La capitale Lima produce da sola il 49% del PIL nazionale e quasi 20mila persone vivono senza luce e servizi igienici adeguati. Nella sterminata periferia catapecchie variopinte, inerpicate sulle pendici delle colline che contornano il centro, luoghi di residenza dei due milioni di disoccupati e dei lavoratori precari della città, più di un milione di poveri e indigenti. Gli emarginati lasciati fuori dalla distribuzione di una ricchezza che finisce nelle mani dei più ricchi.
L'80% della popolazione peruviana si divide meno della metà del reddito dell'intero Paese. Il 38% della popolazione vive sotto la soglia di povertà, in un Perù potenzialmente molto ricco perchè fornito di risorse energetiche e minerarie.
Il Perù è un Paese che produce principalmente materie prime e ha accordi di libero scambio con diversi Paesi. Tra questi Canada, Cile, Cina, Corea del sud, Stati Uniti, Giappone, nonchè l'Unione Europea.
L'organizzazione degli indigeni amazzonici del Perù ha spiegato che al Congresso peruviano è in discussione il Progetto di legge n. 3518/22, che, se approvato, consentirà ai governi regionali di 'abolire le riserve indigene già create e revocare il riconoscimento ufficiale dell'esistenza dei popoli di recente contatto. Equivarrebbe a un genocidio'. Tutto ciò, per consentire all'industria del petrolio, del gas, del legno e di altre risorse naturali, di sfruttare un territorio vitale per le comunità indigene. Poi si aggiungerebbero danni collaterali all'ambiente, difeso e protetto proprio dagli indigeni.

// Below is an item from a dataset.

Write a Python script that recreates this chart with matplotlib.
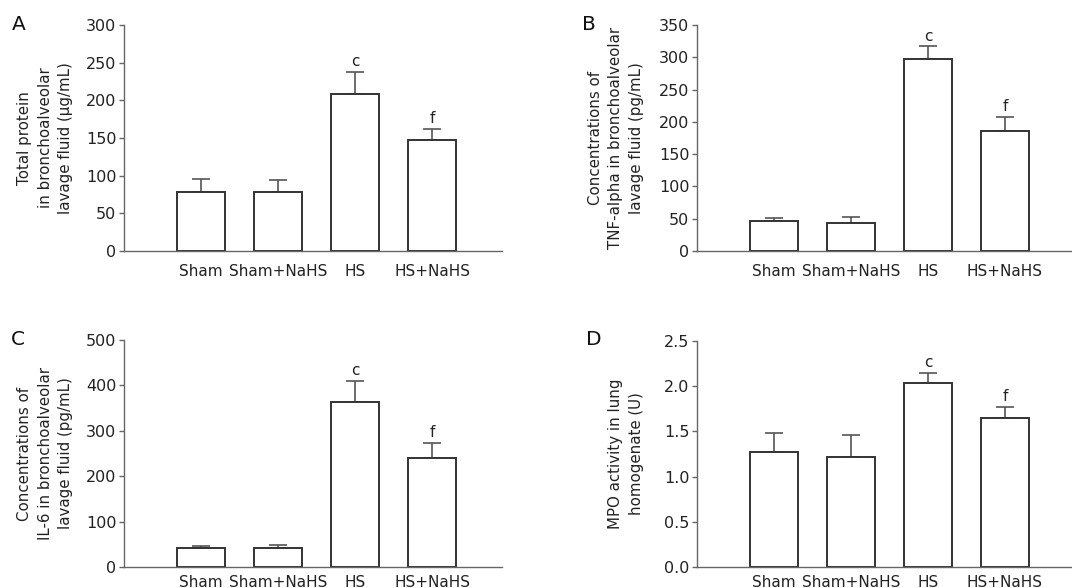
import matplotlib
matplotlib.use("Agg")
import matplotlib.pyplot as plt

plt.rcParams['font.family'] = ['DejaVu Sans']

groups = ["Sham", "Sham+NaHS", "HS", "HS+NaHS"]

protein_mean = [78, 78, 208, 148]
protein_err = [17, 16, 30, 14]

tnf_mean = [46, 44, 297, 186]
tnf_err = [5, 8, 20, 22]

il6_mean = [41, 42, 364, 240]
il6_err = [6, 7, 46, 34]

mpo_mean = [1.27, 1.22, 2.03, 1.65]
mpo_err = [0.21, 0.24, 0.12, 0.12]

sig_letters = ["", "", "c", "f"]

W, H = 1072, 588
fig = plt.figure(figsize=(W / 100, H / 100), dpi=100)

EDGE = "#333333"
AX = "#666666"
UNIT = 77.0  # pixels per category


def panel(rect_px, means, errs, ylim, yticks, yticklabels, ylabel, letter, letter_xy, label_x, xpad):
    l, r, t, b = rect_px
    ax = fig.add_axes([l / W, 1 - b / H, (r - l) / W, (b - t) / H])
    xs = list(range(1, len(groups) + 1))
    ax.bar(xs, means, width=0.62, color="white", edgecolor=EDGE, linewidth=1.4, zorder=2)
    ax.errorbar(xs, means, yerr=[[0] * len(errs), errs], fmt="none", ecolor="#555555",
                elinewidth=1.2, capsize=6.5, capthick=1.2, zorder=1)
    for x, m, e, s in zip(xs, means, errs, sig_letters):
        if s:
            ax.annotate(s, (x, m + e), xytext=(0, 2), textcoords="offset points",
                        ha="center", va="bottom", fontsize=11, color="#222222")
    ax.set_xlim(0, (r - l) / UNIT)
    ax.set_ylim(*ylim)
    ax.set_yticks(yticks)
    ax.set_yticklabels(yticklabels)
    ax.set_xticks(xs)
    ax.set_xticklabels(groups)
    for s in ("top", "right"):
        ax.spines[s].set_visible(False)
    for s in ("left", "bottom"):
        ax.spines[s].set_color(AX)
        ax.spines[s].set_linewidth(1.0)
    ax.tick_params(axis="y", direction="out", length=3.5, width=1.0, color=AX,
                   labelsize=11.5, labelcolor="#222222", pad=2)
    ax.tick_params(axis="x", length=0, pad=xpad, labelsize=11, labelcolor="#222222")
    ax.set_ylabel(ylabel, fontsize=10.8, linespacing=1.45, color="#222222")
    ax.yaxis.set_label_coords(label_x, 0.5)
    fig.text(letter_xy[0] / W, 1 - letter_xy[1] / H, letter, fontsize=14.5,
             ha="left", va="top", color="#111111")
    return ax


panel((124, 502, 25, 251), protein_mean, protein_err, (0, 300),
      [0, 50, 100, 150, 200, 250, 300], ["0", "50", "100", "150", "200", "250", "300"],
      "Total protein\nin bronchoalveolar\nlavage fluid (\u00b5g/mL)", "A", (12, 15), -0.135, 9)

panel((697, 1071, 25, 251), tnf_mean, tnf_err, (0, 350),
      [0, 50, 100, 150, 200, 250, 300, 350],
      ["0", "50", "100", "150", "200", "250", "300", "350"],
      "Concentrations of\nTNF-alpha in bronchoalveolar\nlavage fluid (pg/mL)", "B", (582, 15), -0.142, 9)

panel((124, 502, 340, 567), il6_mean, il6_err, (0, 500),
      [0, 100, 200, 300, 400, 500], ["0", "100", "200", "300", "400", "500"],
      "Concentrations of\nIL-6 in bronchoalveolar\nlavage fluid (pg/mL)", "C", (11, 330), -0.135, 6)

panel((697, 1071, 341, 567), mpo_mean, mpo_err, (0, 2.5),
      [0, 0.5, 1.0, 1.5, 2.0, 2.5], ["0.0", "0.5", "1.0", "1.5", "2.0", "2.5"],
      "MPO activity in lung\nhomogenate (U)", "D", (586, 330), -0.142, 6)

fig.savefig("out.png", dpi=100, facecolor="white")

Il Perù è sommerso da una profonda crisi economica e sociale, con il più alto tasso di lavoro precario. La Presidente Boluarte ha formato un governo di “unità nazionale” con tutti i partiti borghesi corrotti, tutta l'estrema destra conservatrice e reazionaria. La Boluarte e i suoi alleati governano al servizio dei capitalisti, dimostrando ancora una volta che i governi di conciliazione di classe sono essenzialmente contro i lavoratori.
I lavoratori delle campagne e delle città devono recuperare una mobilitazione autonoma, affinchè non siano più gli operai a pagare la crisi, ma i capitalisti, che l'hanno provocata.
Come in molti altri Paesi Latinoamericani, in Perù la democrazia borghese è incapace di mantenere un regime che si possa definire stabile. Lo Stato viene utilizzato per riempire le tasche della borghesia, a costo di saccheggiare le risorse e coprire i loschi affari con le imprese private, assegnando loro progetti, modificando le leggi per consentire loro investimenti illegali.
Il Perù è il Paese con il più alto tasso di mortalità per numero di abitanti a causa della pandemia da COVID-19. I piani del governo per l'economia prevedono tagli ai salari, licenziamenti, violazioni dei diritti dei lavoratori, aumento dell'orario di lavoro, ecc. In breve: far pagare la crisi ai lavoratori.
I programmi politici dei partiti borghesi prevedono che in tutti i settori si attuino modifiche di legge volte a spazzare via i pochi diritti rimasti, il tutto a vantaggio delle imprese private. Lo Stato borghese è inutilizzabile per i fini della classe lavoratrice.
Il proletariato si deve preparare allo scontro con la classe borghese. Per farlo, occorre la fratellanza e l'aiuto reciproco tra i lavoratori, e organizzarsi in un vero sindacato di classe, che unifichi le lotte per renderle davvero efficaci. Occorre costruire in Perù una sinistra di classe, che si metta decisamente dalla parte dei proletari che ”non hanno patria”. Una sinistra internazionalista, per lottare decisamente contro patrie e bandiere borghesi.